Based on my experience, it's usually around the last week in April or first week in May. Watch the Galveston Fishing Pier's Facebook page. They give daily reports and when they start reporting catches of trout at night, that's when it's time to watch the cams for a flat and green to the beach day.


----------



## Sgrill1972 (Mar 27, 2019)

Illbethere said:


> so when does the beach get WIDE OPEN, about what date will it start getting really good? Im thinking about going in mid MAY for several days. You think it might be decent by then, or is it too soon? OF course as long as the weather is ok.

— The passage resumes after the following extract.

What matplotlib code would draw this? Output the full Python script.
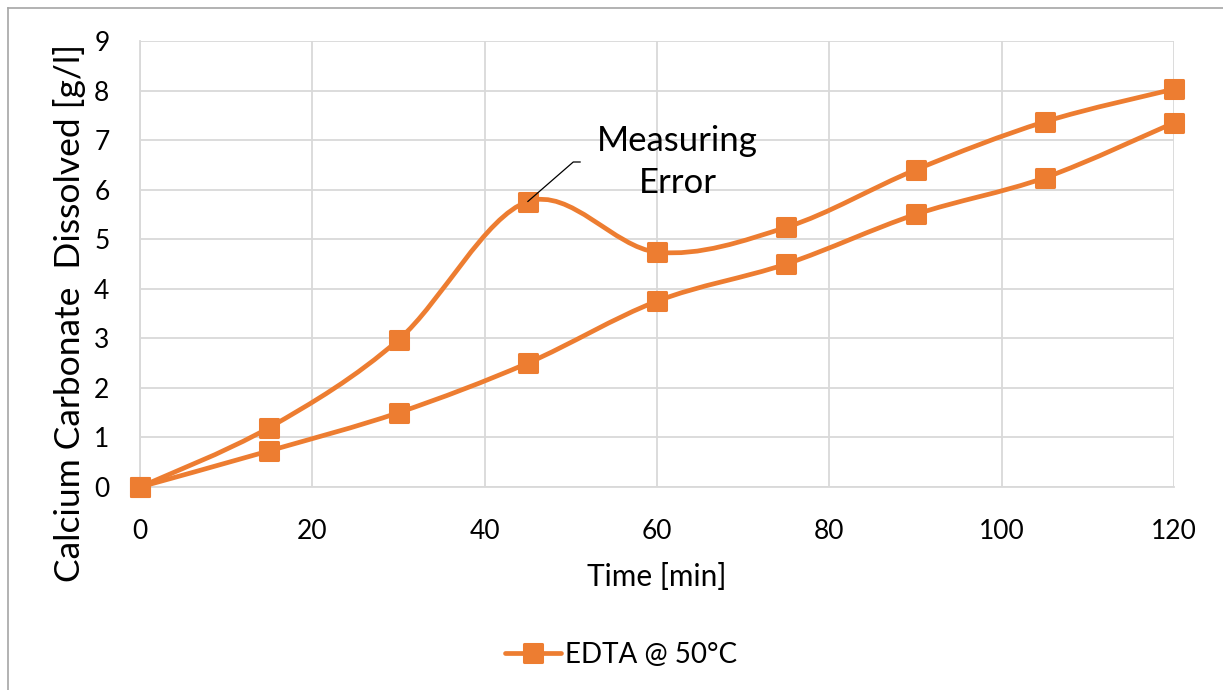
import matplotlib
import numpy as np

matplotlib.use("Agg")
import matplotlib.pyplot as plt
from matplotlib.lines import Line2D
from matplotlib.markers import MarkerStyle
from matplotlib.patches import PathPatch
from matplotlib.path import Path

# time points [min] and dissolved CaCO3 [g/l]
TIME = [0, 15, 30, 45, 60, 75, 90, 105, 120]
RUN_A = [0, 1.20, 2.97, 5.76, 4.74, 5.24, 6.40, 7.37, 8.03]
RUN_B = [0, 0.73, 1.50, 2.50, 3.75, 4.50, 5.50, 6.24, 7.35]

ORANGE = "#ED7D31"
GRID = "#D9D9D9"
FONT = ["Lato", "DejaVu Sans"]

plt.rcParams.update({"font.family": FONT, "text.color": "#000000"})


def smooth_path(x, y):
    # spreadsheet-style smoothed line: cubic Bezier through every point
    p = np.column_stack([x, y]).astype(float)
    ext = np.vstack([p[0], p, p[-1]])
    verts = [p[0]]
    codes = [Path.MOVETO]
    for i in range(len(p) - 1):
        p0, p1, p2, p3 = ext[i], ext[i + 1], ext[i + 2], ext[i + 3]
        verts += [p1 + (p2 - p0) / 6, p2 - (p3 - p1) / 6, p2]
        codes += [Path.CURVE4] * 3
    return Path(verts, codes)


fig = plt.figure(figsize=(12.23, 6.9), dpi=100)
ax = fig.add_axes([140 / 1223, 1 - 487 / 690, 1034 / 1223, 446 / 690])

mk = MarkerStyle("s", joinstyle="round")
for ys in (RUN_A, RUN_B):
    ax.add_patch(PathPatch(smooth_path(TIME, ys), fill=False, edgecolor=ORANGE,
                           lw=3.4, capstyle="round", joinstyle="round", zorder=3))
    ax.plot(TIME, ys, ls="none", marker=mk, ms=13.5, mfc=ORANGE, mec=ORANGE,
            mew=2.2, zorder=4, clip_on=False)

ax.set_xlim(0, 120)
ax.set_ylim(0, 9)
ax.set_xticks(range(0, 121, 20))
ax.set_yticks(range(0, 10))
ax.grid(True, color=GRID, lw=1.3, zorder=0)
ax.set_axisbelow(True)
for s in ["top", "right"]:
    ax.spines[s].set_visible(False)
for s in ["left", "bottom"]:
    ax.spines[s].set_color(GRID)
    ax.spines[s].set_linewidth(1.3)
ax.tick_params(length=0, labelsize=19)
ax.tick_params(axis="y", pad=22)
ax.tick_params(axis="x", pad=23)

ax.set_xlabel("Time [min]", fontsize=21.5, va="center")
ax.xaxis.set_label_coords(0.5, (487 - 577) / 446)
ax.set_ylabel("Calcium Carbonate  Dissolved [g/l]", fontsize=25.5, va="center")
ax.yaxis.set_label_coords((70 - 140) / 1034, (487 - 313) / 446)

# outlier annotation with elbow leader line
ax.annotate("Measuring\nError", xy=(TIME[3], RUN_A[3]), xytext=(597 / 1223, 1 - 162 / 690),
            textcoords="figure fraction", fontsize=25, ha="left", va="center",
            multialignment="center", linespacing=1.42, zorder=6,
            arrowprops=dict(arrowstyle="-", color="black", lw=0.9,
                            connectionstyle="angle,angleA=0,angleB=41,rad=0",
                            shrinkA=10, shrinkB=0))

handle = Line2D([0], [0], color=ORANGE, lw=3.4, marker=mk, ms=13.5, mfc=ORANGE,
                mec=ORANGE, mew=2.2, solid_capstyle="round")
fig.legend(handles=[handle], labels=["EDTA @ 50°C"], loc="center",
           bbox_to_anchor=(621 / 1223, 1 - 655 / 690), frameon=False, fontsize=20,
           handlelength=2.0, handletextpad=0.15)

# chart area border
fig.add_artist(Line2D([7.5 / 1223, 7.5 / 1223], [0, 1 - 8 / 690], color="#A6A6A6", lw=1.2,
                      transform=fig.transFigure))
fig.add_artist(Line2D([7.5 / 1223, 1], [1 - 8 / 690, 1 - 8 / 690], color="#A6A6A6", lw=1.2,
                      transform=fig.transFigure))

fig.savefig("out.png", dpi=100, facecolor="white")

the magic number is 72 degrees for water temp....


----------



## pickn'fish (Jun 1, 2004)

4-16, last year was slow in good water - 1, 23" speck released. I've had pretty good action in the surf in mid-late April, but it's typically, spotty. If you find bait, you might catch a few... often big in April... and May. In April, they are usually laden with eggs. But, I don't keep anything over 20 in, anyway. If I keep any at all, which is usually no more than one or two for myself. I do not freeze or eat frozen fish, until maybe late fall or early winter.
We had 6-7, one afternoon last May 15th, all over 23"(all released). The other angler had 2-3 over 20" before I arrived... I started about 11:30, he already had his limit or close to it. I think he released a couple early, too. The afternoon brought mostly bigger sows. We doubled up twice; his slightly smaller lure brought a 25", mine a 26". And, my 25", was doubled with his 24". I also caught a 24", so I was happy, even though I missed a real good morning bite. Spring tides had created big ledges, behind the 1st bar. Unusually deep troughs, which strangely, offered a little wind protection behind the bar, too. An errant cast up on the bar? Just drag it off and hold on! Epic...
Tide runners show up in good numbers in Lower Galveston(Tx. Cty/Dollar), during May. You can intercept them on the beachfront...
green tides n' black dots...


----------